Sunday, February 15, 2004

'Drawer' keeps audience thinking


Theater review

By Jackie Demaline
The Cincinnati Enquirer

[photo]
William McNulty (left), John Thomas Waite and Brian Ibsen star in The Drawer Boy at Playhouse in the Park.
Actors Theatre/HARLAN TAYLOR


The instant you look at Playhouse in the Park's Shelterhouse stage, you know that The Drawer Boy is going to be an off-kilter tale. The setting is a kitchen in an Ontario farmhouse, so old that it sports that less efficient ancestor of the refrigerator, an icebox. But the "room" is askew, resting at odd angles to itself.

It's a perfect physical representation of this quietly effective drama by Michael Healey, interested in how we rub along together, in hard truths and happier fictions, and is thoroughly, idealistically persuaded that theatre can change lives.

The first time we meet Angus (John Thomas Waite), he's staring at a blank wall. His features half-hidden underneath a mop of gray hair and beard, Angus is something of a blank, too.

Drawer Boy is set in 1972, and 30 years before its action takes place, Angus was caught in a London air raid, sustained a head injury and has lost his ability to remember. (That "loss" is pertinent because it turns out that what is lost can be reclaimed, but that comes later.)

Angus lives with gruff Morgan (William McNulty). They were children together, they served together, they've been together ever since in a sort of cocoon ... until the day an actor wanders into their lives.

Miles (Brian Ibsen) is with a troupe fashioning a script about farm life by interviewing the people who live on the land. He is also a hopelessly na‘ve city boy who makes his first mistake when he accidentally runs Morgan over with a tractor, doing no permanent damage, except to his temper.

Healey gleefully pokes fun at us urban bumpkins as Morgan gets his ironic revenge, persuading Miles (with a perfectly straight face) that cows have intellects, that gravel needs to be washed clean, and that crop rotation isn't what we thought it was.

All the while, Healey purposefully keeps us alert to deeper meanings by continually striking an off note. Why does Angus count stars? What is he clearly, if unsuccessfully, searching for in the kitchen? (Of course, Angus can't guess the answer any more than we can.)

A big clue is the opaque title. As a carefree, pre-WWII young man, Angus was an artist - a draw-er.

Puppy-eager Miles (perfectly costumed from jeans to '70s polyester) wants to help, and his clumsy goodwill sets off the unraveling of long-kept secrets, offering an intriguing consideration of the bonds of friendship and responsibility.

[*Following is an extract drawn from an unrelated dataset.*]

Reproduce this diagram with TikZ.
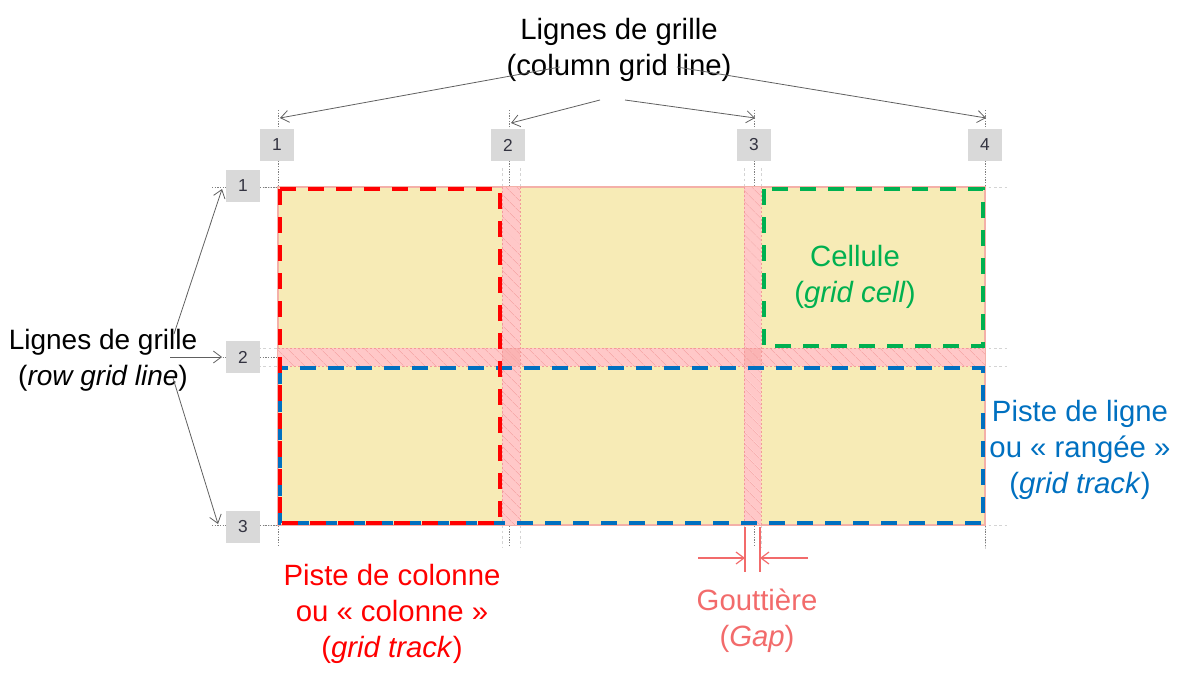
\documentclass[tikz,border=0pt]{standalone}
\usepackage{fontspec}
\setmainfont{Liberation Sans}
\usetikzlibrary{arrows.meta,patterns.meta}
\definecolor{cellyellow}{HTML}{F7EBB6}
\definecolor{gutpink}{HTML}{FFC8C8}
\definecolor{gutdark}{HTML}{FBB4B4}
\definecolor{hatchpink}{HTML}{F7ABAB}
\definecolor{edgepink}{HTML}{F39A9A}
\definecolor{borderpink}{HTML}{F4B0A8}
\definecolor{trackred}{HTML}{FF0000}
\definecolor{trackgreen}{HTML}{00B050}
\definecolor{trackblue}{HTML}{0070C0}
\definecolor{gapcol}{HTML}{F26B6B}
\definecolor{boxgray}{HTML}{D9D9D9}
\definecolor{numtext}{HTML}{333340}
\definecolor{arrgray}{HTML}{606060}
\definecolor{linegray}{HTML}{808080}
\definecolor{faintgray}{HTML}{D4D4D4}
\begin{document}
\begin{tikzpicture}[x=0.75pt,y=-0.75pt,
  gridline/.style={draw=linegray,line width=0.6pt,dash pattern=on 1pt off 1pt},
  faint/.style={draw=faintgray,line width=0.75pt,dash pattern=on 2pt off 2pt},
  numbox/.style={fill=boxgray,minimum width=25.5pt,minimum height=24pt,inner sep=0pt,
    font=\fontsize{13}{15}\selectfont,text=numtext},
  arr/.style={draw=arrgray,line width=0.6pt,-{Straight Barb[length=6pt,width=9pt]}},
  lbl/.style={font=\fontsize{22}{27}\selectfont,align=center,inner sep=0pt},
  track/.style={line width=3pt,dash pattern=on 12pt off 9pt},
  hatch/.style={pattern={Lines[angle=-45,distance=6.5pt,line width=0.7pt]},pattern color=hatchpink},
  gutedge/.style={draw=edgepink,line width=0.75pt,dash pattern=on 1.5pt off 1.5pt},
  gaparr/.style={draw=gapcol,line width=0.9pt,-{Straight Barb[length=6pt,width=9pt]}},
  gapline/.style={draw=gapcol,line width=0.9pt}]
\useasboundingbox (0,0) rectangle (1195,682);

% faint guide lines (gutter edges, extensions)
\foreach \gx in {502,520,744,761}{\draw[faint] (\gx,168) -- (\gx,547);}
\foreach \gy in {187,348,366,525}{\draw[faint] (258,\gy) -- (1007,\gy);}
\draw[faint] (985,525) -- (985,550);

% column grid lines
\foreach \cx in {278,509,754,985}{\draw[gridline] (\cx,110) -- (\cx,545);}
% row grid lines
\foreach \ry in {187,357,525}{\draw[gridline] (212,\ry) -- (278,\ry);}

% grid area
\fill[cellyellow,draw=borderpink,line width=0.9pt] (278,187) rectangle (985,525);
% gutters
\fill[gutpink] (502,187) rectangle (520,525);
\fill[gutpink] (744,187) rectangle (761,525);
\fill[gutpink] (278,348) rectangle (985,366);
\fill[gutdark] (502,348) rectangle (520,366);
\fill[gutdark] (744,348) rectangle (761,366);
\fill[hatch] (502,187) rectangle (520,525);
\fill[hatch] (744,187) rectangle (761,525);
\fill[hatch] (278,348) rectangle (985,366);
\draw[gutedge] (502,187) -- (502,525) (520,187) -- (520,525);
\draw[gutedge] (744,187) -- (744,525) (761,187) -- (761,525);
\draw[gutedge] (278,348) -- (985,348) (278,366) -- (985,366);

% tracks
\draw[track,trackblue] (280,368) rectangle (983,523);
\draw[track,trackgreen] (764,189) rectangle (983,346);
\draw[track,trackred] (280,189) rectangle (500,523);

% number boxes
\node[numbox] (c1) at (277,145) {1};
\node[numbox] (c2) at (508,145) {2};
\node[numbox] (c3) at (754,145) {3};
\node[numbox] (c4) at (985,145) {4};
\node[numbox] (r1) at (243,186) {1};
\node[numbox] (r2) at (243,357) {2};
\node[numbox] (r3) at (243,527) {3};

% arrow targets
\coordinate (t1) at (280,118);
\coordinate (t2) at (511,123);
\coordinate (t3) at (755,118);
\coordinate (t4) at (986,118);
\coordinate (s1) at (222,189);
\coordinate (s2) at (222,357);
\coordinate (s3) at (218,524);

% labels
\node[lbl] (topl) at (619,50) {Lignes de grille\\(column grid line)};
\node[lbl,font=\fontsize{21}{27}\selectfont] (leftl) at (103,360) {Lignes de grille\\(\textit{row grid line})};
\node[lbl,text=trackgreen] (celll) at (855,277) {Cellule\\(\textit{grid cell})};
\node[lbl,text=trackblue] (rowl) at (1080,450) {Piste de ligne\\ou « rangée »\\(\textit{grid track})};
\node[lbl,text=trackred] (coll) at (392,614) {Piste de colonne\\ou « colonne »\\(\textit{grid track})};
\node[lbl,text=gapcol] (gapl) at (757,621) {Gouttière\\(\textit{Gap})};

% top arrows
\coordinate (a1) at (560,67);
\coordinate (a2) at (600,100);
\coordinate (a3) at (625,100);
\coordinate (a4) at (677,67);
\draw[arr] (a1) -- (t1);
\draw[arr] (a2) -- (t2);
\draw[arr] (a3) -- (t3);
\draw[arr] (a4) -- (t4);

% left arrows
\coordinate (b1) at (174,334);
\coordinate (b2) at (170,357);
\coordinate (b3) at (173,378);
\draw[arr] (b1) -- (s1);
\draw[arr] (b2) -- (s2);
\draw[arr] (b3) -- (s3);

% gap marker
\coordinate (g1t) at (745,527);
\coordinate (g1b) at (745,572);
\coordinate (g2t) at (760,527);
\coordinate (g2b) at (760,572);
\coordinate (gl) at (698,558);
\coordinate (gla) at (745,558);
\coordinate (gr) at (808,558);
\coordinate (gra) at (760,558);
\draw[gapline] (g1t) -- (g1b);
\draw[gapline] (g2t) -- (g2b);
\draw[gaparr] (gl) -- (gla);
\draw[gaparr] (gr) -- (gra);
\end{tikzpicture}
\end{document}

This is a capable production, and director Michael Haney coaxes Waite along in a big acting role - there's nothing like maintaining a perpetual state of discovery (Where did that sandwich come from? Who is this stranger?) throughout a drama, especially as the discoveries become life shattering.

A challenge of Drawer Boy is that there's an emotional disconnect among the characters. Angus is emotionally caught in amber, Morgan is comfortable with his demons and Miles is a stranger in a strange land. They don't connect in any easy way.

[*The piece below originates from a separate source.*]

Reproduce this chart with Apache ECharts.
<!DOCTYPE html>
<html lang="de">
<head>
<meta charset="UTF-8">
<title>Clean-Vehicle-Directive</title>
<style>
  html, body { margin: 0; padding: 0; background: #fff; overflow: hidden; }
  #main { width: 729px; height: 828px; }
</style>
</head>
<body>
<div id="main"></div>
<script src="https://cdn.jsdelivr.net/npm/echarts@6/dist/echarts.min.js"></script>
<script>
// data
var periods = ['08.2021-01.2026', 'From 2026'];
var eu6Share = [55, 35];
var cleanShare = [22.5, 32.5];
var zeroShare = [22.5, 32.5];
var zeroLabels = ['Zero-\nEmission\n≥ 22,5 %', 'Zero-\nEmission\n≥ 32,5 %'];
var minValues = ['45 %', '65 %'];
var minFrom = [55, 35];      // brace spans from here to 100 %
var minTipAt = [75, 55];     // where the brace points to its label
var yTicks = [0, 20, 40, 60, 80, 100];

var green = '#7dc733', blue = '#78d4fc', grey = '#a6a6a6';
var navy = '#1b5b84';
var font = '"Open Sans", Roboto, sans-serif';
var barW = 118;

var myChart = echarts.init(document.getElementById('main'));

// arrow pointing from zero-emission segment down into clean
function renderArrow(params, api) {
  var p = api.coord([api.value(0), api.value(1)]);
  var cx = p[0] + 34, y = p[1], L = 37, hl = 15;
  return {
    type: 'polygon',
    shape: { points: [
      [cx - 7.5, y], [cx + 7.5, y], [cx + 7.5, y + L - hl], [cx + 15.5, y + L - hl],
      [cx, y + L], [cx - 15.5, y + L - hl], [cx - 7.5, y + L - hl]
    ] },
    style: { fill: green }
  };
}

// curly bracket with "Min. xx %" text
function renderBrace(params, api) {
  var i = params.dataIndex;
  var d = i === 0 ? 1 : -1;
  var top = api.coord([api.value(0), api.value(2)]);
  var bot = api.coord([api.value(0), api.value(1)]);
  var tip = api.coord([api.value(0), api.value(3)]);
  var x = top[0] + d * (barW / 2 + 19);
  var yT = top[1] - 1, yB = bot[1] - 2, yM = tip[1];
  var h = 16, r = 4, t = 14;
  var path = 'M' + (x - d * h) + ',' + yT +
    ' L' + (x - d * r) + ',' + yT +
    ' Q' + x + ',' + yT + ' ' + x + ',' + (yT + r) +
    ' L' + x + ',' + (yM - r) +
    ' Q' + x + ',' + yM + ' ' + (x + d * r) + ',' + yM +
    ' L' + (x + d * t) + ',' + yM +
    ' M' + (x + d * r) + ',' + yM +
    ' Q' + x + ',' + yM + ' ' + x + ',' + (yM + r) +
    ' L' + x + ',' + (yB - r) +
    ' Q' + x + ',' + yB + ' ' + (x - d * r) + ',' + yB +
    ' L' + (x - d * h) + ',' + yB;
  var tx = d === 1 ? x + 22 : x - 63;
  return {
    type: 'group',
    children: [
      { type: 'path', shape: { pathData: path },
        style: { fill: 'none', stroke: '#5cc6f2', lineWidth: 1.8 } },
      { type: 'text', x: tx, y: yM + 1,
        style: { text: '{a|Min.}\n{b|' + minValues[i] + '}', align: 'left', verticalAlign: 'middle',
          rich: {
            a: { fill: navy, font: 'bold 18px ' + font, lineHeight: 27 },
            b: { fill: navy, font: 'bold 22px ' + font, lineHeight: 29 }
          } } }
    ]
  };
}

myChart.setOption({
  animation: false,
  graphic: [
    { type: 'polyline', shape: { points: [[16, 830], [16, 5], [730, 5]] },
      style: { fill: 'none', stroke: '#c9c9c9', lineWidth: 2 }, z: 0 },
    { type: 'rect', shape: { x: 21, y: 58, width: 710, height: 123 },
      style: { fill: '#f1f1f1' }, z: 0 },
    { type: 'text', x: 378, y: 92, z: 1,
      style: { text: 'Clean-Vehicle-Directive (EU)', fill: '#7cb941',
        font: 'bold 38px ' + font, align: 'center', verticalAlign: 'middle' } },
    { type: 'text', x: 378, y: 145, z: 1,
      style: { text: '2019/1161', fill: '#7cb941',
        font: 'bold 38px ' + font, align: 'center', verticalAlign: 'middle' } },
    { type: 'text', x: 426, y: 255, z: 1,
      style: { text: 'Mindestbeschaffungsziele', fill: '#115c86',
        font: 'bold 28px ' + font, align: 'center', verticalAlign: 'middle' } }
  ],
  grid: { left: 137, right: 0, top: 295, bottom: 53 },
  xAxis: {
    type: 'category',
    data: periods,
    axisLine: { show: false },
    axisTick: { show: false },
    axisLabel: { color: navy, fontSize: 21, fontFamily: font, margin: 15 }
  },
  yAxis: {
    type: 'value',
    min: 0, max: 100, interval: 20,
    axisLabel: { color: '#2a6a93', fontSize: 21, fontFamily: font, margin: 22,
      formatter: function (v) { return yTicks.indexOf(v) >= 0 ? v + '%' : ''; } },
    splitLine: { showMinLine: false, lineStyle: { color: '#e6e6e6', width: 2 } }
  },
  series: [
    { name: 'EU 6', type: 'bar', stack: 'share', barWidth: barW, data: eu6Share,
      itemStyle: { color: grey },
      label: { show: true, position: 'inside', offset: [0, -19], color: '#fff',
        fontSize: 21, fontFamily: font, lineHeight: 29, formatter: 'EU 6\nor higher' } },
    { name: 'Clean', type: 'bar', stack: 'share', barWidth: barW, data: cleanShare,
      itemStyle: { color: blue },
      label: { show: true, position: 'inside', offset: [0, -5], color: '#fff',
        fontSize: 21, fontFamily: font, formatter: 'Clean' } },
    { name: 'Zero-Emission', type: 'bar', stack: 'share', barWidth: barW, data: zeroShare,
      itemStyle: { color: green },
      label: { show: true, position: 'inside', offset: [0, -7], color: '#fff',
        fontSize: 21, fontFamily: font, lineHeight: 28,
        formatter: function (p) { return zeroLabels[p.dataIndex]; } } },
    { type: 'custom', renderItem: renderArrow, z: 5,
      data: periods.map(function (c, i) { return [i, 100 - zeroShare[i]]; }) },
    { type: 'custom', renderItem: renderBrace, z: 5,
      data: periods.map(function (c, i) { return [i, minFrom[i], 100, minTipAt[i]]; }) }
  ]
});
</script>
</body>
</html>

Ibsen makes Miles the kind of guy you want to take aside and explain life to, but even though Drawer Boy is coming off a run at Actors Theatre of Louisville, there's a vital energy missing in his scenes with Morgan. That could be because McNulty is actor-ly - he never convinces me his kitchen is on a farm, not a stage.

Like One, which opened the Shelterhouse season, Drawer Boy is a thinking person's date night. And there's nothing wrong with that.